If this is what you're thinking as you absentmindedly down the last of your cheap, import-free red wine, then maybe it's time to move abroad. 

There are wonderful Himalayan mountain kingdoms like Bhutan, but unfortunately foreigners have to pay $250 a day. And there are great post-colonial states like India and South Africa, but there are also some post-colonial problems as well. So bearing things like needing a job in mind, it might be better to consider these options instead: 

1. Canada

If you’re sick of Little England, why not move to Canada? It's the world's second-biggest country with half the UK's population, and immigrants are welcomed as ‘new Canadians’. Oh, and a hot, feminist Prime Minister.

Justin Trudeau's Cabinet has equal numbers of men and women, and includes a former Afghan refugee. He's also personally greeted Syrian refugees to the country. 

2. New Zealand 

With its practice of diverting asylum seekers to poor, inhospitable islands, Australia may be a Brexiteer's dream. But not far away is kindly New Zealand, with a moderate multi-party government and lots of Greens. It was also the first country to have an openly transexual mayor. 

Same-sex marriage has been legal in New Zealand since 2013, and sexual discrimination is illegal. But more importantly, you can live out your own Lord of the Rings movie again and again. As they say, one referendum to rule them all and in the darkness bind them...

3. Scandinavia

The Scandinavian countries regularly top the world’s quality of life indices. They’re also known for progressive policies, like equal parental leave for mothers and fathers. 

Norway ranks no. 2 of all the OECD countries for jobs and life satisfaction, Finland’s no.1 for education, Sweden stands out for health care and Denmark’s no. 1 for work-life balance. And the crime dramas are great.

Until 24 June, as an EU citizen, you could have moved there at the drop of a hat. Now you'll need to keep an eye on the negotiations. 

4. Scotland

Scottish voters bucked the trend and voted overwhelmingly to stay in the European Union. Not only is the First Minister of the Scottish Parliament a woman, but 35% of MSPs are women, compared to 29% of MPs.

If you're attached to this rainy isle but you don't want to give up the European dream, catch a train north. Just be prepared to stomach yet another referendum before you claw back that EU passport. 

5. Germany

The real giant of Europe, Germany is home to avant-garde artists, refugee activists and also has a lot of jobs (time to get that GCSE German textbook out again). And its leader is the most powerful woman in the world, Angela Merkel. 

Greeks may hate her, but Merkel has undoubtedly been a crusader for moderate politics in the face of populist right movements. 

6. Ireland

It's English speaking, has a history of revolutionary politics and there's always a Ryanair flight.
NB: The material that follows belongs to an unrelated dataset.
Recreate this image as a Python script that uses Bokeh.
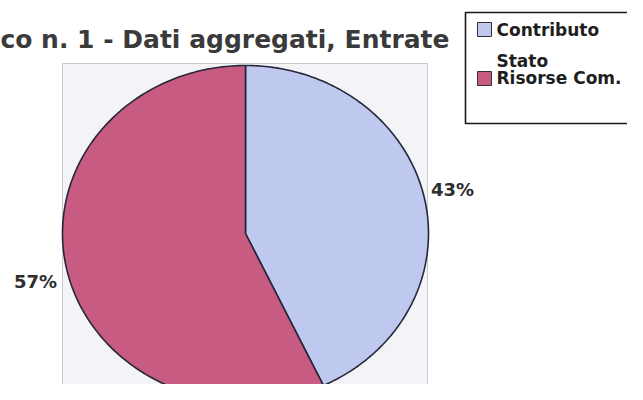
import numpy as np
from bokeh.plotting import figure
from bokeh.models import Range1d, ColumnDataSource
from bokeh.embed import file_html
from bokeh.resources import INLINE
from bokeh.core.properties import value

# ---- data ----
categories = ["Contributo Stato", "Risorse Com."]
shares = [43, 57]
pct_labels = ["43%", "57%"]
colors = ["#bfc8ee", "#c75b82"]
title_text = "co n. 1 - Dati aggregati, Entrate"
legend_lines = [["Contributo", "Stato"], ["Risorse Com."]]

# ---- layout (screen pixel coordinates, y downward) ----
W, H = 627, 384
FONT = "DejaVu Sans"
cx, cy, rx, ry = 245.0, 233.0, 183.0, 168.0

p = figure(width=W, height=H, output_backend="svg", toolbar_location=None,
           x_range=Range1d(0, W), y_range=Range1d(H, 0),
           x_axis_location=None, y_axis_location=None, min_border=0)
p.grid.visible = False
p.outline_line_color = None
p.background_fill_color = "white"
p.border_fill_color = "white"

# plot area
p.quad(left=[62], right=[427], top=[63], bottom=[410],
       fill_color="#f4f4f8", line_color="#c9c9ce", line_width=1)

# pie slices (clockwise from 12 o'clock), elliptical
total = float(sum(shares))
fr = np.cumsum([0.0] + [s / total for s in shares])
xs, ys, mids = [], [], []
for i in range(len(shares)):
    t = np.linspace(fr[i] * 2 * np.pi, fr[i + 1] * 2 * np.pi, 200)
    xs.append([cx] + list(cx + rx * np.sin(t)) + [cx])
    ys.append([cy] + list(cy - ry * np.cos(t)) + [cy])
    mids.append((fr[i] + fr[i + 1]) * np.pi)
p.patches(xs=xs, ys=ys, fill_color=colors, line_color="#26263a", line_width=1.6)

# percentage labels
lx, ly, la = [], [], []
for m in mids:
    s, c = np.sin(m), np.cos(m)
    lx.append(cx + (rx + 6) * s + (1 if s > 0 else -4))
    ly.append(cy - (ry + 7) * c + (-6 if s > 0 else 10))
    la.append("left" if s > 0 else "right")
src = ColumnDataSource(dict(x=lx, y=ly, t=pct_labels, a=la))
p.text(x="x", y="y", text="t", text_align="a", source=src, text_baseline="middle",
       text_font=value(FONT), text_font_style="bold", text_font_size="18px",
       text_color="#2e2e2e")

# title
p.text(x=[449], y=[39], text=[title_text], text_align="right", text_baseline="middle",
       text_font=value(FONT), text_font_style="bold", text_font_size="25px",
       text_color="#3a3a3a")

# legend
p.quad(left=[465], right=[660], top=[12], bottom=[123],
       fill_color="white", line_color="#1a1a1a", line_width=1.6)
sw_top = [22, 71]
p.quad(left=[477, 477], right=[491, 491], top=sw_top, bottom=[t + 14 for t in sw_top],
       fill_color=colors, line_color="#333333", line_width=1)
ltx, lty = [], []
line_y = [[29, 60], [77]]
for lines, yy in zip(legend_lines, line_y):
    for ln, y in zip(lines, yy):
        ltx.append(496)
        lty.append(y)
flat = [ln for lines in legend_lines for ln in lines]
p.text(x=ltx, y=lty, text=flat, text_baseline="middle",
       text_font=value(FONT), text_font_style="bold", text_font_size="17px",
       text_color="#1e1e1e")

open("out.html", "w").write(file_html(p, INLINE))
Progressives though may want to think twice before boarding though. Despite legalising same-sex marriage, Catholic Ireland has some of the strictest abortion laws of the western world. 

A happier solution may be to find out if you have any Irish grandparents (you might be surprised) and apply for an Irish passport. At least then you have an escape route.

7. Vermont, USA

Let's be clear, anywhere that is considering a President Trump is not a progressive country. But under the Obama administration, it has made great strides in healthcare, gay marriage and more. If you felt the Bern, why not head off to Bernie Sanders' home state of Vermont?

And thanks to the US political system, you can still legally smoke cannabis (for medicinal reasons, of course) in states like Colorado.